Alvarado and two other men broke into the Kearns home of Sergio Rocha on Jan. 25 while the family was watching the Super Bowl. Rocha was shot in the leg, the men beat Rocha's brother, Cesar, and ordered Sergio Rocha's wife, Maria, and their children into another room, threatening them.

The children were thrown to the floor during the incident.

The men forced Rocha, who was wounded, to drive them in his truck to two other homes, eventually going to the home of Rocha's employers, Jill and David Row. The men shouted to be let in, but the Rows called the police.

Sergio Rocha told the judge that the event was traumatic for his entire family. Rocha, who used a cane and limped up to the podium to address Young, said he has lost his house because of the crime, his children are getting psychological help, and he and his wife are often fearful.

Rocha's former employers said they, too, are frightened.

Jill Row said they have moved to a different house, taken different employment and still worry about being killed since, she said, they received threats from Alvarado from jail and from Alvarado's wife.

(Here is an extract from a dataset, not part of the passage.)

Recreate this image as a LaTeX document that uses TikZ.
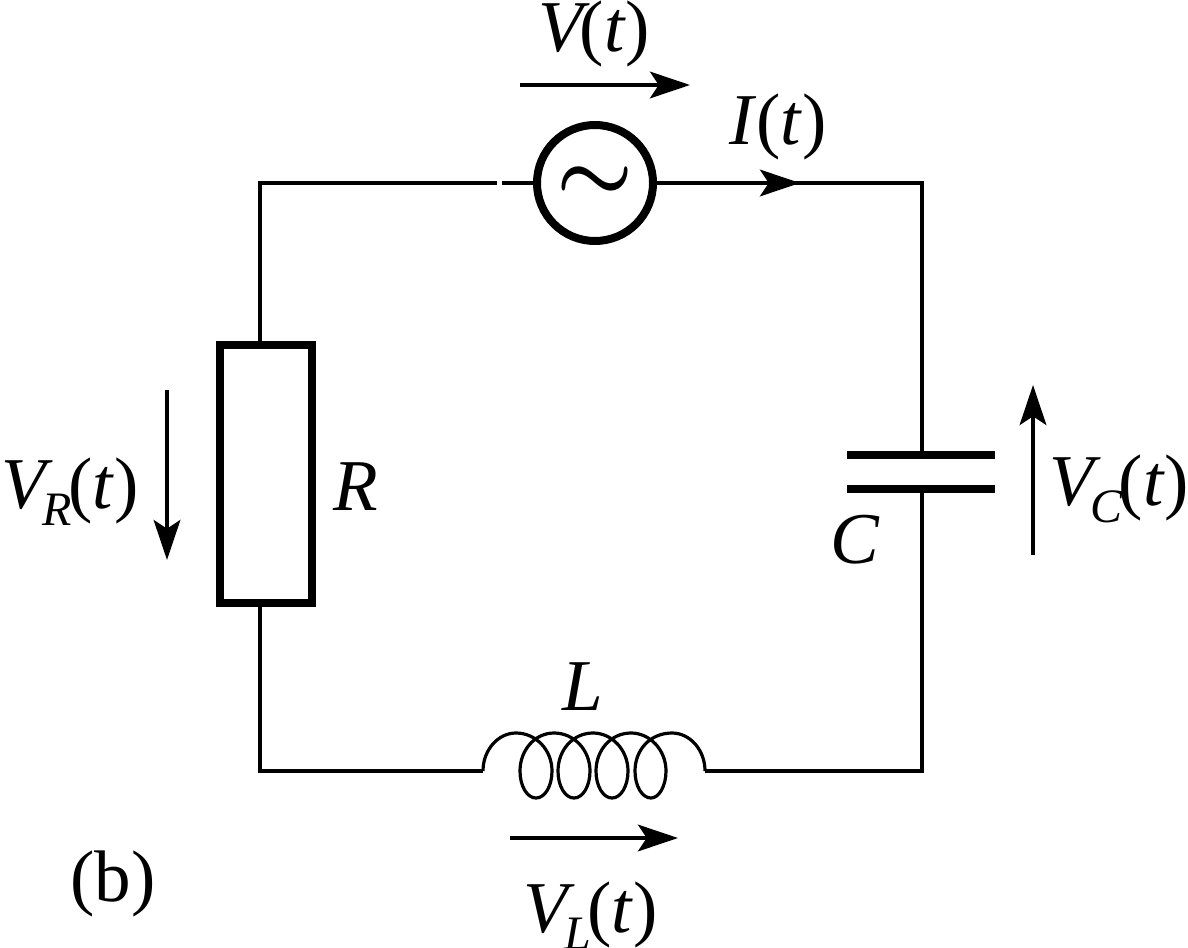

Jill Row said Rocha's daughter, who is of Mexican descent, has suffered so much mental anguish that she doesn't want to be around other Mexicans.

Alvarado pleaded guilty in April to a second-degree felony charge of kidnapping and first-degree felony count of aggravated robbery as part of a plea agreement.

He originally had been charged with three first-degree felony counts of aggravated kidnapping, one first-degree felony charge of aggravated burglary and second-degree counts of theft and aggravated assault.